18. The system of claim 15, further comprising a memory coupled to the host processor, wherein the identifier and location information associated with the AFU is stored in programmable registers within the interface circuit, and wherein the identifier and location information associated with the plurality of AFCs is stored in the memory.

19. The system of claim 15, wherein the device feature headers are implemented as programmable registers within the interface circuit, wherein the host-assignable interface comprises a privileged host-assignable interface, and wherein the programmable registers are programmed using the privileged host-assignable interface.

20. The system of claim 15, wherein at least some of the device feature headers are implemented as programmable registers within of the partial reconfiguration region of the AFU.

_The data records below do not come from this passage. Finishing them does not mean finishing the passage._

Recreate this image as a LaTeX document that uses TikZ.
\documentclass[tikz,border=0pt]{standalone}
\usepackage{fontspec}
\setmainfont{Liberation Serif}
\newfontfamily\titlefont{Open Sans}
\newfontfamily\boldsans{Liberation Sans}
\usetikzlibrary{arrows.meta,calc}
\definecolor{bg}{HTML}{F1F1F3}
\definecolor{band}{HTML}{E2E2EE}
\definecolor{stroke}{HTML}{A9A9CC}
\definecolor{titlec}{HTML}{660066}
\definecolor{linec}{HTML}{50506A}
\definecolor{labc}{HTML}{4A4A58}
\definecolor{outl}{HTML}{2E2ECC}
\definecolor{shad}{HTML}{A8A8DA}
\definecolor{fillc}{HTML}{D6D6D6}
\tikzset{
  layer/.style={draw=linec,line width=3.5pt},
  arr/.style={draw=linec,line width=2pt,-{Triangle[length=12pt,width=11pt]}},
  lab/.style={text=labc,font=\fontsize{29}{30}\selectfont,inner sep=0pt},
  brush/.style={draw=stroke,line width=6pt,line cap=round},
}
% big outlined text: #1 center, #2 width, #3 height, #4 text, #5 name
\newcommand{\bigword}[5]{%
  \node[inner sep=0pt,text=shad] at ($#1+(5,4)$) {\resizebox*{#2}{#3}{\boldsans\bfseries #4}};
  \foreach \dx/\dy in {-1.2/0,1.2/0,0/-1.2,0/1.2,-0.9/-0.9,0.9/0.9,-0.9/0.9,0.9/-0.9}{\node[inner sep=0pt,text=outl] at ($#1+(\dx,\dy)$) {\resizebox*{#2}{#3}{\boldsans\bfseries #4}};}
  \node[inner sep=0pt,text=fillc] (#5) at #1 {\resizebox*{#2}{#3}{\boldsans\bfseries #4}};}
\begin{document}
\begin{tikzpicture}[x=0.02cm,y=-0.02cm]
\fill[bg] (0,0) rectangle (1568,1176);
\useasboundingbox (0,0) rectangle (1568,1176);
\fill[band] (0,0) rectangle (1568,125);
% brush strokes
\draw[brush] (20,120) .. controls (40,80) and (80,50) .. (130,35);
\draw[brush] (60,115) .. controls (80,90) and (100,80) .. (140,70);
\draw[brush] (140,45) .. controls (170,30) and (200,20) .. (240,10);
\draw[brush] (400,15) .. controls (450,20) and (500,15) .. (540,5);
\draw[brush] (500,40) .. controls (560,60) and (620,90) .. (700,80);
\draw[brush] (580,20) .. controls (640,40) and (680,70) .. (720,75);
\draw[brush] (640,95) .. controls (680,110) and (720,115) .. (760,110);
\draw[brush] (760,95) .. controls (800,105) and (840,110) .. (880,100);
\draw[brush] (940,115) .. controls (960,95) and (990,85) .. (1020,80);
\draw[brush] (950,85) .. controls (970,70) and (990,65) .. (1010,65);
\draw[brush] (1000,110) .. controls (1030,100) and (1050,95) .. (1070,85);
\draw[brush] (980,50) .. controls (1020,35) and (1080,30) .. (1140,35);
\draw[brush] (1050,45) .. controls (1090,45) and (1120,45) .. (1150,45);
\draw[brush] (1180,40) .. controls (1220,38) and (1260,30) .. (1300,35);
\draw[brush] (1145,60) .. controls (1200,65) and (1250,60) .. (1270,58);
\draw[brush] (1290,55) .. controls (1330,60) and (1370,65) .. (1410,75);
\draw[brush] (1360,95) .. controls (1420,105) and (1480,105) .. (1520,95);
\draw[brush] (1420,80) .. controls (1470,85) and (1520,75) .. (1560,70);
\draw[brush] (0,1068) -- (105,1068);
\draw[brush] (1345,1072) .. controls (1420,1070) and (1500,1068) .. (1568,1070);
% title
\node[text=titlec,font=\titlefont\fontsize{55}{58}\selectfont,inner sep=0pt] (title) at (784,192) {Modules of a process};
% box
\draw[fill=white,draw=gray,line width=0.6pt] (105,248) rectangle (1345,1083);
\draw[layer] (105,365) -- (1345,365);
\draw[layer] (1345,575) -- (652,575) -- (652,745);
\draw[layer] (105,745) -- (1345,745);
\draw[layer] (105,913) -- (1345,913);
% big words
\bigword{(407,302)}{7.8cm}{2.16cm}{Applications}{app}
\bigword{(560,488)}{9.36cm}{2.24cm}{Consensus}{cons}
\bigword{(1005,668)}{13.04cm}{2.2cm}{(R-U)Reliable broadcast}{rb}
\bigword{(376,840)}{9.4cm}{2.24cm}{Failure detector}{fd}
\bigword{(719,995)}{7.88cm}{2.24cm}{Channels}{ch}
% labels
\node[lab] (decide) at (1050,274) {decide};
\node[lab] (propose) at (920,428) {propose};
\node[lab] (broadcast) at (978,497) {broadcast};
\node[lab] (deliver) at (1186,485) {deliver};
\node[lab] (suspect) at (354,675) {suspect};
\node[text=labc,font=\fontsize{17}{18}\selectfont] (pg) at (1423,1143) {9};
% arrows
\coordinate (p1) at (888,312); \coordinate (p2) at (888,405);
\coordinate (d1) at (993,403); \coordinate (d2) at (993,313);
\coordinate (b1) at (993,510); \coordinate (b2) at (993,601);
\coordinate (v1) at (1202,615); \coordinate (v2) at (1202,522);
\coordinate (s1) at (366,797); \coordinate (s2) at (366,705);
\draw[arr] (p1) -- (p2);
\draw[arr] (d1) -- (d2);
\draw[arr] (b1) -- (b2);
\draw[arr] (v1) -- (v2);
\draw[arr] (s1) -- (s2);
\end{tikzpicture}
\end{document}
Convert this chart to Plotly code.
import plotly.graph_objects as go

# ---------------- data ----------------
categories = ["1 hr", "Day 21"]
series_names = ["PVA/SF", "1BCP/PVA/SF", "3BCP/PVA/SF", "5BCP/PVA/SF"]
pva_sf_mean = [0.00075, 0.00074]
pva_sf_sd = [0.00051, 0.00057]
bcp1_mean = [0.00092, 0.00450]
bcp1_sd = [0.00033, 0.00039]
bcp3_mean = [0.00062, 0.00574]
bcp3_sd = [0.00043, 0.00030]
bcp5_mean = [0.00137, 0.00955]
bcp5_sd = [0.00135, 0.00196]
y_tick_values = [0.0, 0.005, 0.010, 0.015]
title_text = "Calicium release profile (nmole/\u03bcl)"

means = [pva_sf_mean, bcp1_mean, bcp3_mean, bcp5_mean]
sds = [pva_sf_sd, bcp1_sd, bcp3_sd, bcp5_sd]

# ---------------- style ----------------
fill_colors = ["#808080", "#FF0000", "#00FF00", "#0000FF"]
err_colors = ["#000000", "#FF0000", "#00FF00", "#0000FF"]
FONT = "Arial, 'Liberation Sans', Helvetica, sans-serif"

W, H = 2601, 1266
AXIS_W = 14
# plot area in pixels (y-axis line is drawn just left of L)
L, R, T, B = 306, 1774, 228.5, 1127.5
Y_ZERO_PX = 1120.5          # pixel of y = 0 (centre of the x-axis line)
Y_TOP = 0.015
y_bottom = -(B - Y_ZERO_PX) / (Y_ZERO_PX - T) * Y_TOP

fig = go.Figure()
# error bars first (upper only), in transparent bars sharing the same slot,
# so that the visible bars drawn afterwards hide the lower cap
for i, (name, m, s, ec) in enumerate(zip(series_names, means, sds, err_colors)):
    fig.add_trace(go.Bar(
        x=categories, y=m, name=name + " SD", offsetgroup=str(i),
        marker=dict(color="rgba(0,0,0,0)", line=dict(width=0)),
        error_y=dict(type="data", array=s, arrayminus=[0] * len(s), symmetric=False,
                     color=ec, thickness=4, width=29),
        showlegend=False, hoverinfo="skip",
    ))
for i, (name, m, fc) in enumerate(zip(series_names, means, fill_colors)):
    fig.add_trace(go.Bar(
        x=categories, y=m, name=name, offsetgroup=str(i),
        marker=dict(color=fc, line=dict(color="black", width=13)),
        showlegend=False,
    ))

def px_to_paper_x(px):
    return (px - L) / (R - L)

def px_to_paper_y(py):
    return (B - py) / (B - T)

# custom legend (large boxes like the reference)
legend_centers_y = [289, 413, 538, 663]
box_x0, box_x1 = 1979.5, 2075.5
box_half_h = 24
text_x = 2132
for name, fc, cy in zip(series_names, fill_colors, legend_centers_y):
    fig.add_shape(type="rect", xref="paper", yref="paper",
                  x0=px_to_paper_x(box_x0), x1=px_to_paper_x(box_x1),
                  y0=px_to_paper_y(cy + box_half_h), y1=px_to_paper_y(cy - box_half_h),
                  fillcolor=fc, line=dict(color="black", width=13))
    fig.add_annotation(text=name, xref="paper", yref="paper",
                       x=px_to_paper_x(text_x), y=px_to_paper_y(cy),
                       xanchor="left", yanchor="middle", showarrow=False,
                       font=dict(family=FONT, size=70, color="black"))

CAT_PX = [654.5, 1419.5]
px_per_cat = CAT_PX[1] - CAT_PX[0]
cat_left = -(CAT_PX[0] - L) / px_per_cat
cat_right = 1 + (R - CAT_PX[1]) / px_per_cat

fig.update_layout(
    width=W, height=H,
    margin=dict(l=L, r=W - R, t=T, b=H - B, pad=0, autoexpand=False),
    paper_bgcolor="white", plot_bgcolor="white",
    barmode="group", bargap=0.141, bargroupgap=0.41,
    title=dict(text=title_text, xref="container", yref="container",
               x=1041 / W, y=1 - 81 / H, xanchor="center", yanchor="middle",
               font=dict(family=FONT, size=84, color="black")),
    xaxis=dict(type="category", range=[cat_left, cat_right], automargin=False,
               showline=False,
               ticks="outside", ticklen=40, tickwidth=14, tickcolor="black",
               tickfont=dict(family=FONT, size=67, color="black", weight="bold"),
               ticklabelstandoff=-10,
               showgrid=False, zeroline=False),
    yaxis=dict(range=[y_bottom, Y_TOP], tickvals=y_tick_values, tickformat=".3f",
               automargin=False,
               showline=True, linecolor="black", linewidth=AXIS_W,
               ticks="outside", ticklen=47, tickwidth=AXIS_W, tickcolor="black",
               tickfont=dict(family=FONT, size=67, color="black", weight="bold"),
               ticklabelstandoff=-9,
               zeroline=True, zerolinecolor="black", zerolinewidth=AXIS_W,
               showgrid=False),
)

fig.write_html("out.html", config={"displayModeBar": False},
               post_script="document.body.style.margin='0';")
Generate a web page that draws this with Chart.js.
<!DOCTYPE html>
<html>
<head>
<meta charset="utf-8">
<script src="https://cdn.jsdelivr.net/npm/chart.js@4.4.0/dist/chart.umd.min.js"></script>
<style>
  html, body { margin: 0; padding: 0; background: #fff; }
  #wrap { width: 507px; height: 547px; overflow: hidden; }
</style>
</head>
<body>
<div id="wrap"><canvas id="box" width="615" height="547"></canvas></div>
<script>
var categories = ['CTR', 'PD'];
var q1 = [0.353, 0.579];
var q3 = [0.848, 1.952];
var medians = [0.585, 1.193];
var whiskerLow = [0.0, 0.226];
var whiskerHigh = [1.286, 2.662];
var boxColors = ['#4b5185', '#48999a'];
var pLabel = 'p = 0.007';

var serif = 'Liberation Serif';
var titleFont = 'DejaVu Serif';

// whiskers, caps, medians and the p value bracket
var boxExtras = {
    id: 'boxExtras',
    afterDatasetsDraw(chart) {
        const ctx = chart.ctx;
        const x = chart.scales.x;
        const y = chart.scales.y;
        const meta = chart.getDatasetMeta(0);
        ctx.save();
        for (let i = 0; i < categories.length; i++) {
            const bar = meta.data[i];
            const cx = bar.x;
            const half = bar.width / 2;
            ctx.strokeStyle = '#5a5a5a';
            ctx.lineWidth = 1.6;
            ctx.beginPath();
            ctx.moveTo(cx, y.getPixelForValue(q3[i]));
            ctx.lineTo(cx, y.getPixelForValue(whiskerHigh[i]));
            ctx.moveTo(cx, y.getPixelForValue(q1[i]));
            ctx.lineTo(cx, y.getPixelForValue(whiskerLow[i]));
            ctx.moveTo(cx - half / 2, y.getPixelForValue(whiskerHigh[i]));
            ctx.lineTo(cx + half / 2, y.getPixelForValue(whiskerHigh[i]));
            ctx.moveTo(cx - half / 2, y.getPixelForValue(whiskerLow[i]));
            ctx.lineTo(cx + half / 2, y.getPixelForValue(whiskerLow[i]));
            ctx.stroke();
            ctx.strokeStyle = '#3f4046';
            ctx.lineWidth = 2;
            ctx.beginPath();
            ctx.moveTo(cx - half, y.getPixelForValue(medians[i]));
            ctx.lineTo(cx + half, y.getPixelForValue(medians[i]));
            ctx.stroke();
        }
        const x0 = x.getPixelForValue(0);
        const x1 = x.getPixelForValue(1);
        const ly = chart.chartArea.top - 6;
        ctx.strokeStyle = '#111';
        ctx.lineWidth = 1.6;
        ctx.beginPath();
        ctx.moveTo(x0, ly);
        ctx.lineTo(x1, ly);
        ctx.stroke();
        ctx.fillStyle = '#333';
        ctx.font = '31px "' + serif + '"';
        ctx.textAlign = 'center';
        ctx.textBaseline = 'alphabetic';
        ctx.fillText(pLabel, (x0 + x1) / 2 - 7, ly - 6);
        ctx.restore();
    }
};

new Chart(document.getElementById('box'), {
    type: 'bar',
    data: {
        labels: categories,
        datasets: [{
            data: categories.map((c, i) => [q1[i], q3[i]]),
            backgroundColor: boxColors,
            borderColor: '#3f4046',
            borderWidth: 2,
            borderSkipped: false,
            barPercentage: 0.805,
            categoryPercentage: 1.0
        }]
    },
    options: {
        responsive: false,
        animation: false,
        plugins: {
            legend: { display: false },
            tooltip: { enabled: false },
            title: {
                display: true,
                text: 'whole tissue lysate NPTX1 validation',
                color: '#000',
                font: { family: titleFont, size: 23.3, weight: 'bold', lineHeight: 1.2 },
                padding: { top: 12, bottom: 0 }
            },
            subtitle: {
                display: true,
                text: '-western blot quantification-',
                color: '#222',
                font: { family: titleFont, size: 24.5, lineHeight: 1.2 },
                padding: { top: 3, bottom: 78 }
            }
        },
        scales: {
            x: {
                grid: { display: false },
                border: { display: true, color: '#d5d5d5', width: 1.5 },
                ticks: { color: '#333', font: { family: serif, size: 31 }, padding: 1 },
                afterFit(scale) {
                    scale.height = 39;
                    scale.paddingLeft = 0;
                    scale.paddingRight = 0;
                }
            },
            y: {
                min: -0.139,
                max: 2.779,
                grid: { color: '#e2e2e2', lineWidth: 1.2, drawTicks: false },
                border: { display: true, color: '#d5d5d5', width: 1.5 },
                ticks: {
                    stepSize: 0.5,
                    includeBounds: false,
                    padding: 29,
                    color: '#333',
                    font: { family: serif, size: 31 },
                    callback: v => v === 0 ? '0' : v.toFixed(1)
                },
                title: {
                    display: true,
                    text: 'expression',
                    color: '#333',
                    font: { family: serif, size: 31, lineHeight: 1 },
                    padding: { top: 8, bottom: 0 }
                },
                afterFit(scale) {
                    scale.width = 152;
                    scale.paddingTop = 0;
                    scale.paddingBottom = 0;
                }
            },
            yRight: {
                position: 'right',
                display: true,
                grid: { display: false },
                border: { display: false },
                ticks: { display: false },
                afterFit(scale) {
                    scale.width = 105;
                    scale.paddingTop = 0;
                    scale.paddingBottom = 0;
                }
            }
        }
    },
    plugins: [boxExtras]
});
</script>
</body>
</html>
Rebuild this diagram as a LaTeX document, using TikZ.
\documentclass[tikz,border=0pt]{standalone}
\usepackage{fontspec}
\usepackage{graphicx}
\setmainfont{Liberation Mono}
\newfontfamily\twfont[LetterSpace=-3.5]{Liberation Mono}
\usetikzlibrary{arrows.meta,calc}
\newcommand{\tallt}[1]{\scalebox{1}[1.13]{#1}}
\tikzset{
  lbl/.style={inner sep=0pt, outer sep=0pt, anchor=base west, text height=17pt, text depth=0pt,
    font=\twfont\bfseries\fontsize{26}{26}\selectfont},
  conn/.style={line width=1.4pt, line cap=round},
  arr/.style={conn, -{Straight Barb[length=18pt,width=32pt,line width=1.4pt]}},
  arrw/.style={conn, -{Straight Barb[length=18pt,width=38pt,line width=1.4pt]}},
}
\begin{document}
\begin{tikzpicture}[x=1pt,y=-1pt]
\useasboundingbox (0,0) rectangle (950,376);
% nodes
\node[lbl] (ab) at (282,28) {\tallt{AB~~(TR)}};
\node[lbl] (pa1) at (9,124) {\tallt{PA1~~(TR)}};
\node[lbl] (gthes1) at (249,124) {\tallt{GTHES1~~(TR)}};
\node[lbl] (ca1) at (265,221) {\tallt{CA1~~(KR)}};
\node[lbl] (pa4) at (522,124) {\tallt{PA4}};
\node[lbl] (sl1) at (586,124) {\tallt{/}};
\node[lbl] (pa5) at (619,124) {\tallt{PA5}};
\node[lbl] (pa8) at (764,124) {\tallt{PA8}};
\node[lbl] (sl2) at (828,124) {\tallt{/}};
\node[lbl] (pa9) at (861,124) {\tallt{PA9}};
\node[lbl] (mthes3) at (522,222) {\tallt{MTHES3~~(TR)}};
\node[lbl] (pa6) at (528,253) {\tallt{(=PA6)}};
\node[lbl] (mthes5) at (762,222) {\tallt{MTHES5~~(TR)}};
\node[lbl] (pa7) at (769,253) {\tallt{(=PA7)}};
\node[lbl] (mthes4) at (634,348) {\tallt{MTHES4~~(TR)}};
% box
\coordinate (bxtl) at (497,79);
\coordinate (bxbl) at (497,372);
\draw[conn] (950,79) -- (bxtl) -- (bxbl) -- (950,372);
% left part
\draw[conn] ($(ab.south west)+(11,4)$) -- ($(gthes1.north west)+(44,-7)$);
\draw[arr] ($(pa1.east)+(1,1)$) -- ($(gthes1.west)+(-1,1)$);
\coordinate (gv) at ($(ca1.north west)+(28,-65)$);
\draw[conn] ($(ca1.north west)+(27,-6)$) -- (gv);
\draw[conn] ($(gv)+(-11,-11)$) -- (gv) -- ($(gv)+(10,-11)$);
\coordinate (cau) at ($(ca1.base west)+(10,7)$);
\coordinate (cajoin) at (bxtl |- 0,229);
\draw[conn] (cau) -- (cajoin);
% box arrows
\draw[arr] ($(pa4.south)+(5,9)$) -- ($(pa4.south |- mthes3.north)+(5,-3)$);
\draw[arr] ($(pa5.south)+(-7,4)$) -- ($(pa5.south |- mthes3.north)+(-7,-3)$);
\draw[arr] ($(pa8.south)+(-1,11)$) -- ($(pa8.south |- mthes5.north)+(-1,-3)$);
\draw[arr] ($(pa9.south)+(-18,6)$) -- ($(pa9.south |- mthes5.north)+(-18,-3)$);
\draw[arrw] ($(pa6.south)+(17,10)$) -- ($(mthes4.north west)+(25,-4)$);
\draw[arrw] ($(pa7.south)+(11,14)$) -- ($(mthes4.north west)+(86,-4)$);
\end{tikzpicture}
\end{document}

21. The system of claim 15, wherein the host-assignable interface comprises a privileged host-assignable interface, and wherein each device feature header in the series of device feature headers can be accessed using the base address register of the privileged host-assignable interface.

22. The system of claim 15, wherein the host-assignable interface comprises an unprivileged host-assignable interface, and wherein only a subset of device feature headers in the series of device feature headers can be accessed using a base address register associated with the unprivileged host-assignable interface.

23. The system of claim 15, wherein the host-assignable interface comprises a privileged host-assignable interface that is operable to reprogram the device feature list or at least some of the device feature headers in the device feature list.

24. A method for operating a system that includes a host processor and a programmable accelerator device, the method comprising:

offloading tasks from the host processor to the programmable accelerator device;

configuring a slot on the programmable accelerator device to implement an accelerator function unit (AFU), wherein the AFU is subdivided into a plurality of accelerator function unit contexts (AFCs); and

using an interface circuit in the programmable accelerator device to map the plurality of AFCs to corresponding host-assignable interfaces and to perform a context-level reset operation on a selected AFC in the plurality of AFCs.

25. The method of claim 24, wherein the context-level reset operation is initiated via a function-level reset directed at the AFU or via management registers associated with the interface circuit.

26. The method of claim 24, further comprising:

using the interface circuit to filter transactions targeted to the selected AFC.

27. The method of claim 24, further comprising:

using the interface circuit to send a context-level reset (CLR) message to the selected AFC to direct the AFU to stop issuing requests associated with the selected AFC.

28. The method of claim 27, further comprising:

in response to receiving the CLR message from the interface circuit, using the selected AFC to return a context-level reset (CLR) acknowledgement to the interface circuit.

29. The method of claim 27, further comprising:

after sending the CLR message to the selected AFC, waiting for all outstanding upstream and downstream requests associated with the selected AFC to be flushed out before terminating the function-level reset operation for the selected AFC.

30. The method of claim 29, further comprising:

using the selected AFC to send a new context-level reset (CLR) message to another AFC in the plurality of AFCs.

31. A method for operating a system that includes a host central processing unit (CPU) and an associated acceleration device, the method comprising:

offloading tasks from the host CPU to the acceleration device; and

partially reconfiguring a slot on the acceleration device to implement an accelerator function unit (AFU), wherein the AFU is subdivided into a plurality of accelerator function unit contexts (AFCs) that map to corresponding host-assignable interfaces.

32. The method of claim 31, further comprising:

updating device feature header registers on the acceleration device with new identifier information associated with the AFU and the AFCs.

33. The method of claim 32, further comprising:

setting up a context mapping table to include the new identifier information, wherein the context mapping table maps unique context identifiers associated with the plurality of AFCs to platform-specific identifiers.